**Instructions to follow:**
Return, exactly as written, every line from the first line of the data below through the line that contains "const ctx = document.getElementById('trafficChart');".

──────

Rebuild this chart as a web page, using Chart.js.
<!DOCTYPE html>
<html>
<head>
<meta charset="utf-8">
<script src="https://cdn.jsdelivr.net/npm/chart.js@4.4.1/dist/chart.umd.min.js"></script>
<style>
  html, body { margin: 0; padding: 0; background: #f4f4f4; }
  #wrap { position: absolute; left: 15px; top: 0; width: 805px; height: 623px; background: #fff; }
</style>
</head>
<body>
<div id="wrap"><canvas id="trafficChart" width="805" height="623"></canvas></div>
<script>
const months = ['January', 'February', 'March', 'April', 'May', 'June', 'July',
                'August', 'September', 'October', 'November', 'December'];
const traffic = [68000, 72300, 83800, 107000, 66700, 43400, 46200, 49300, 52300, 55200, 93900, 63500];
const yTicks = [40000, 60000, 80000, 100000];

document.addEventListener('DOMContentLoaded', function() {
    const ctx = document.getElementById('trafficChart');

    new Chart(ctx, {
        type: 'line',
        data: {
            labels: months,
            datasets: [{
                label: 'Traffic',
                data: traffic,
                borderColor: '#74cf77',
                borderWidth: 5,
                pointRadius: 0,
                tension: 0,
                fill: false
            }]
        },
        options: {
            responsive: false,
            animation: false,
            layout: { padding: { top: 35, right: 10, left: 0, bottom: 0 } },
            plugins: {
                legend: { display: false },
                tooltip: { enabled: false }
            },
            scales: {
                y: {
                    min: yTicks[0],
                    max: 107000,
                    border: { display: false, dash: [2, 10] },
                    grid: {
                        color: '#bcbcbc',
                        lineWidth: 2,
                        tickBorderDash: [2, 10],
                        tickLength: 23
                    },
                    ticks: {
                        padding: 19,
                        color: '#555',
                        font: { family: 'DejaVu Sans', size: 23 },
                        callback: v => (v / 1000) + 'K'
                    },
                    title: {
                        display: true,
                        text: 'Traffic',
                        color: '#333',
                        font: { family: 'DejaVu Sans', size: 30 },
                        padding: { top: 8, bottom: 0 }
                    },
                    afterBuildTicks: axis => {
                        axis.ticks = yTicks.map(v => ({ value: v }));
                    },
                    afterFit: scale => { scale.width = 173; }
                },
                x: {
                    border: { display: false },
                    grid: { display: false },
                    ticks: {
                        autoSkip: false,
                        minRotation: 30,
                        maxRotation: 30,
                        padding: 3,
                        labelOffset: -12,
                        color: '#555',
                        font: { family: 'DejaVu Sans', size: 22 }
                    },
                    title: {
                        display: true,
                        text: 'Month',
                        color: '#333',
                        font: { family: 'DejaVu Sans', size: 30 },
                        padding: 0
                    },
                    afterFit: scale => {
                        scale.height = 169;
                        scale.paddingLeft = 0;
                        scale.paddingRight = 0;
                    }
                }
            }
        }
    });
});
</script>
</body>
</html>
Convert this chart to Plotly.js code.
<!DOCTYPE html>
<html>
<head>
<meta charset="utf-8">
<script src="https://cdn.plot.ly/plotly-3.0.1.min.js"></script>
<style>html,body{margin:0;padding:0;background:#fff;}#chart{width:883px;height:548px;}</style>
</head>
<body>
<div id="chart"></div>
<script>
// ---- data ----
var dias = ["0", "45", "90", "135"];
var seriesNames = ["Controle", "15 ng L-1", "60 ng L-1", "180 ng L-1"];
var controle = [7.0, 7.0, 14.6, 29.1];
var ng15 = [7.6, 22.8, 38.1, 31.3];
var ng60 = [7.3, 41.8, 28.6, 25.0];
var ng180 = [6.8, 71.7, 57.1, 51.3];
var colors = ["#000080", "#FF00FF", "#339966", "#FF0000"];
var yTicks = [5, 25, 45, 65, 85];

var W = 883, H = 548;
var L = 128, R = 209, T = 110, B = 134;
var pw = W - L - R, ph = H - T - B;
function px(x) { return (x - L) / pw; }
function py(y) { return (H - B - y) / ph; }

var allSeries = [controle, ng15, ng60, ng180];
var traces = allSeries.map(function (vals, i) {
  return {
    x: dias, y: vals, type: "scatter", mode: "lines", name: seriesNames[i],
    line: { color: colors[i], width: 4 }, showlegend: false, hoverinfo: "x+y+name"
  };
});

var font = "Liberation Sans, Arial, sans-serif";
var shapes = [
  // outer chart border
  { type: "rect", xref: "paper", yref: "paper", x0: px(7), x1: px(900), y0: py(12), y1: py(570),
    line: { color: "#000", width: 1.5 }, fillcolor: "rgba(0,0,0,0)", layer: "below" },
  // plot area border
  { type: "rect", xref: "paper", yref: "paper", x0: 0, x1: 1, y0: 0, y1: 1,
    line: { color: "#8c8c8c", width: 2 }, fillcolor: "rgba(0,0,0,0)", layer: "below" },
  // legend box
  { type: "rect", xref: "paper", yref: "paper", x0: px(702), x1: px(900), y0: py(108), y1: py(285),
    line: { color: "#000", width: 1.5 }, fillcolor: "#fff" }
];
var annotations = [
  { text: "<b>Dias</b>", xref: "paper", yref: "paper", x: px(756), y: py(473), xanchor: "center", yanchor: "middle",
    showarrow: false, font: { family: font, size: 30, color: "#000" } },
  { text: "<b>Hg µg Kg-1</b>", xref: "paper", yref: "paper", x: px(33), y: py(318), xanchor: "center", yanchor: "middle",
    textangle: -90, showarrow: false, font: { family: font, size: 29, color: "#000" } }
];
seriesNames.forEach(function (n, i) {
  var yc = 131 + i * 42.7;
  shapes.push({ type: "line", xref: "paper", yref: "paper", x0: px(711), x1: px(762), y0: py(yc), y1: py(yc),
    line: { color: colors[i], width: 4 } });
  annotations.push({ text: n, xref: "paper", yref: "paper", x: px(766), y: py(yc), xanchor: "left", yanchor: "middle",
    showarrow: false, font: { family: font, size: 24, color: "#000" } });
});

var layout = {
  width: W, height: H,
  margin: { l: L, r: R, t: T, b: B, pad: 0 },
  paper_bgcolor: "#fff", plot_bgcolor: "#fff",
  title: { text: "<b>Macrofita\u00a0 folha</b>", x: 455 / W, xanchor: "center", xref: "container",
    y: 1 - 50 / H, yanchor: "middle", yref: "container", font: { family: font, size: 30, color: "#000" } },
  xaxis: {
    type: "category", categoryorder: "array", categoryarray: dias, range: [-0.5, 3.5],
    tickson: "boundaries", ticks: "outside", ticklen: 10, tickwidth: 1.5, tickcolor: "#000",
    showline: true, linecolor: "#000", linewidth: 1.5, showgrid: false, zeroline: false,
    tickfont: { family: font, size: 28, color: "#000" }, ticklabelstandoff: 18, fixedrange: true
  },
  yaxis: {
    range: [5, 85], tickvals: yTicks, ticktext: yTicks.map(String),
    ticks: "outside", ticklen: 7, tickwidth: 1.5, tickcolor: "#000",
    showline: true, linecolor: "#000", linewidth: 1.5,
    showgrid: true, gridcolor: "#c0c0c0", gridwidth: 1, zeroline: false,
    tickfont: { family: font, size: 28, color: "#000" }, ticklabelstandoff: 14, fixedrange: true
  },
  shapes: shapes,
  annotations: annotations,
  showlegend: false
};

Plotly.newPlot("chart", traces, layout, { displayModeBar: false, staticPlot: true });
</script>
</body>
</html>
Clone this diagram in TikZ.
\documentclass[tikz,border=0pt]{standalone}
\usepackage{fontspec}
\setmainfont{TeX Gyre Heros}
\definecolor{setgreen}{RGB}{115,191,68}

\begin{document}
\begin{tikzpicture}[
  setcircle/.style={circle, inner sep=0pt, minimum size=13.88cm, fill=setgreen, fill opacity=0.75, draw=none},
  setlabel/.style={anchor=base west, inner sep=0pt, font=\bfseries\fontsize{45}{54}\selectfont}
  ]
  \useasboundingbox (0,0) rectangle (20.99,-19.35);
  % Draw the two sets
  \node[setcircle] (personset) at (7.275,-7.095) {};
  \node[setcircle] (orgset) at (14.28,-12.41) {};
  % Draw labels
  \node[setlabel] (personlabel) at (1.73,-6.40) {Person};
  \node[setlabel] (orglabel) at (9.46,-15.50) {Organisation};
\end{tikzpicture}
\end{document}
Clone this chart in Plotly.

──────

**Answer to the exercise:**
Rebuild this chart as a web page, using Chart.js.
<!DOCTYPE html>
<html>
<head>
<meta charset="utf-8">
<script src="https://cdn.jsdelivr.net/npm/chart.js@4.4.1/dist/chart.umd.min.js"></script>
<style>
  html, body { margin: 0; padding: 0; background: #f4f4f4; }
  #wrap { position: absolute; left: 15px; top: 0; width: 805px; height: 623px; background: #fff; }
</style>
</head>
<body>
<div id="wrap"><canvas id="trafficChart" width="805" height="623"></canvas></div>
<script>
const months = ['January', 'February', 'March', 'April', 'May', 'June', 'July',
                'August', 'September', 'October', 'November', 'December'];
const traffic = [68000, 72300, 83800, 107000, 66700, 43400, 46200, 49300, 52300, 55200, 93900, 63500];
const yTicks = [40000, 60000, 80000, 100000];

document.addEventListener('DOMContentLoaded', function() {
    const ctx = document.getElementById('trafficChart');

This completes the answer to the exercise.